++++ DATA
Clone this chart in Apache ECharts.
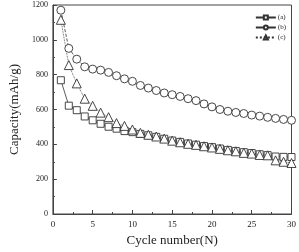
<!DOCTYPE html>
<html>
<head>
<meta charset="utf-8">
<script src="https://cdn.jsdelivr.net/npm/echarts@6/dist/echarts.min.js"></script>
<style>html,body{margin:0;padding:0;background:#fff;}#c{width:299px;height:252px;}</style>
</head>
<body>
<div id="c"></div>
<script>
var cycles = [1,2,3,4,5,6,7,8,9,10,11,12,13,14,15,16,17,18,19,20,21,22,23,24,25,26,27,28,29,30];
var seriesA = [768,622,596,560,538,518,501,490,476,470,460,452,443,432,422,414,405,398,390,384,376,368,362,355,350,343,338,330,328,327];
var seriesB = [1170,951,889,845,832,826,813,794,776,762,738,723,709,695,685,675,662,651,632,615,600,590,583,577,568,562,555,549,543,538];
var seriesC = [1115,855,750,662,621,582,556,522,506,485,466,455,445,433,421,412,403,397,389,382,374,366,360,351,347,339,337,308,300,293];
var seriesNames = ['(a)','(b)','(c)'];
var xTicks = [0,5,10,15,20,25,30];
var yTicks = [0,200,400,600,800,1000,1200];

function pairs(vals){ return cycles.map(function(c,i){ return [c, vals[i]]; }); }

var font = '"Liberation Serif", "DejaVu Serif", serif';
var chart = echarts.init(document.getElementById('c'), null, {renderer:'canvas'});
function mk(name, vals, symbol, type, size){
  return {
    name: name, type: 'line', data: pairs(vals),
    symbol: symbol, symbolSize: size, showAllSymbol: true,
    lineStyle: {color:'#333', width: 0.8, type: type},
    itemStyle: {color: '#fff', borderColor: '#333', borderWidth: 0.9},
    emphasis: {disabled: true}, animation: false
  };
}
chart.setOption({
  animation: false,
  grid: {left: 41, right: 6, top: 5, bottom: 35, show: true, borderColor: '#444', borderWidth: 1},
  legend: {
    right: 8, top: 9, orient: 'vertical', itemGap: 3, itemWidth: 20, itemHeight: 5,
    textStyle: {fontFamily: font, fontSize: 7, color: '#222', padding: [0,0,0,-3]},
    data: seriesNames
  },
  xAxis: {
    type: 'value', min: xTicks[0], max: xTicks[xTicks.length-1], interval: 5,
    name: 'Cycle number(N)', nameLocation: 'middle', nameGap: 20,
    nameTextStyle: {fontFamily: font, fontSize: 13, color: '#222'},
    axisLine: {lineStyle: {color: '#444'}},
    axisTick: {inside: true, length: 4, lineStyle: {color: '#444'}},
    minorTick: {show: true, splitNumber: 2, length: 2, lineStyle: {color: '#444'}},
    axisLabel: {fontFamily: font, fontSize: 9, color: '#222', margin: 6, formatter: function(v){ return String(v); }},
    splitLine: {show: false}
  },
  yAxis: {
    type: 'value', min: yTicks[0], max: yTicks[yTicks.length-1], interval: 200,
    name: 'Capacity(mAh/g)', nameLocation: 'middle', nameGap: 24, nameRotate: 90,
    nameTextStyle: {fontFamily: font, fontSize: 13, color: '#222'},
    axisLine: {show: true, lineStyle: {color: '#444'}},
    axisTick: {show: true, inside: true, length: 4, lineStyle: {color: '#444'}},
    minorTick: {show: true, splitNumber: 2, length: 2, lineStyle: {color: '#444'}},
    axisLabel: {fontFamily: font, fontSize: 8, color: '#222', margin: 5, formatter: function(v){ return String(v); }},
    splitLine: {show: false}
  },
  series: [
    mk(seriesNames[0], seriesA, 'rect', 'solid', 7),
    mk(seriesNames[1], seriesB, 'circle', 'dashed', 8),
    mk(seriesNames[2], seriesC, 'triangle', 'dotted', 9)
  ]
});
</script>
</body>
</html>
++++++++
:: TO DO ::
Transcribe the whole listing, character for character, but not its images.

:: WRITTEN SOLUTION ::
Clone this chart in Apache ECharts.
<!DOCTYPE html>
<html>
<head>
<meta charset="utf-8">
<script src="https://cdn.jsdelivr.net/npm/echarts@6/dist/echarts.min.js"></script>
<style>html,body{margin:0;padding:0;background:#fff;}#c{width:299px;height:252px;}</style>
</head>
<body>
<div id="c"></div>
<script>
var cycles = [1,2,3,4,5,6,7,8,9,10,11,12,13,14,15,16,17,18,19,20,21,22,23,24,25,26,27,28,29,30];
var seriesA = [768,622,596,560,538,518,501,490,476,470,460,452,443,432,422,414,405,398,390,384,376,368,362,355,350,343,338,330,328,327];
var seriesB = [1170,951,889,845,832,826,813,794,776,762,738,723,709,695,685,675,662,651,632,615,600,590,583,577,568,562,555,549,543,538];
var seriesC = [1115,855,750,662,621,582,556,522,506,485,466,455,445,433,421,412,403,397,389,382,374,366,360,351,347,339,337,308,300,293];
var seriesNames = ['(a)','(b)','(c)'];
var xTicks = [0,5,10,15,20,25,30];
var yTicks = [0,200,400,600,800,1000,1200];

function pairs(vals){ return cycles.map(function(c,i){ return [c, vals[i]]; }); }

var font = '"Liberation Serif", "DejaVu Serif", serif';
var chart = echarts.init(document.getElementById('c'), null, {renderer:'canvas'});
function mk(name, vals, symbol, type, size){
  return {
    name: name, type: 'line', data: pairs(vals),
    symbol: symbol, symbolSize: size, showAllSymbol: true,
    lineStyle: {color:'#333', width: 0.8, type: type},
    itemStyle: {color: '#fff', borderColor: '#333', borderWidth: 0.9},
    emphasis: {disabled: true}, animation: false
  };
}
chart.setOption({
  animation: false,
  grid: {left: 41, right: 6, top: 5, bottom: 35, show: true, borderColor: '#444', borderWidth: 1},
  legend: {
    right: 8, top: 9, orient: 'vertical', itemGap: 3, itemWidth: 20, itemHeight: 5,
    textStyle: {fontFamily: font, fontSize: 7, color: '#222', padding: [0,0,0,-3]},
    data: seriesNames
  },
  xAxis: {
    type: 'value', min: xTicks[0], max: xTicks[xTicks.length-1], interval: 5,
    name: 'Cycle number(N)', nameLocation: 'middle', nameGap: 20,
    nameTextStyle: {fontFamily: font, fontSize: 13, color: '#222'},
    axisLine: {lineStyle: {color: '#444'}},
    axisTick: {inside: true, length: 4, lineStyle: {color: '#444'}},
    minorTick: {show: true, splitNumber: 2, length: 2, lineStyle: {color: '#444'}},
    axisLabel: {fontFamily: font, fontSize: 9, color: '#222', margin: 6, formatter: function(v){ return String(v); }},
    splitLine: {show: false}
  },
  yAxis: {
    type: 'value', min: yTicks[0], max: yTicks[yTicks.length-1], interval: 200,
    name: 'Capacity(mAh/g)', nameLocation: 'middle', nameGap: 24, nameRotate: 90,
    nameTextStyle: {fontFamily: font, fontSize: 13, color: '#222'},
    axisLine: {show: true, lineStyle: {color: '#444'}},
    axisTick: {show: true, inside: true, length: 4, lineStyle: {color: '#444'}},
    minorTick: {show: true, splitNumber: 2, length: 2, lineStyle: {color: '#444'}},
    axisLabel: {fontFamily: font, fontSize: 8, color: '#222', margin: 5, formatter: function(v){ return String(v); }},
    splitLine: {show: false}
  },
  series: [
    mk(seriesNames[0], seriesA, 'rect', 'solid', 7),
    mk(seriesNames[1], seriesB, 'circle', 'dashed', 8),
    mk(seriesNames[2], seriesC, 'triangle', 'dotted', 9)
  ]
});
</script>
</body>
</html>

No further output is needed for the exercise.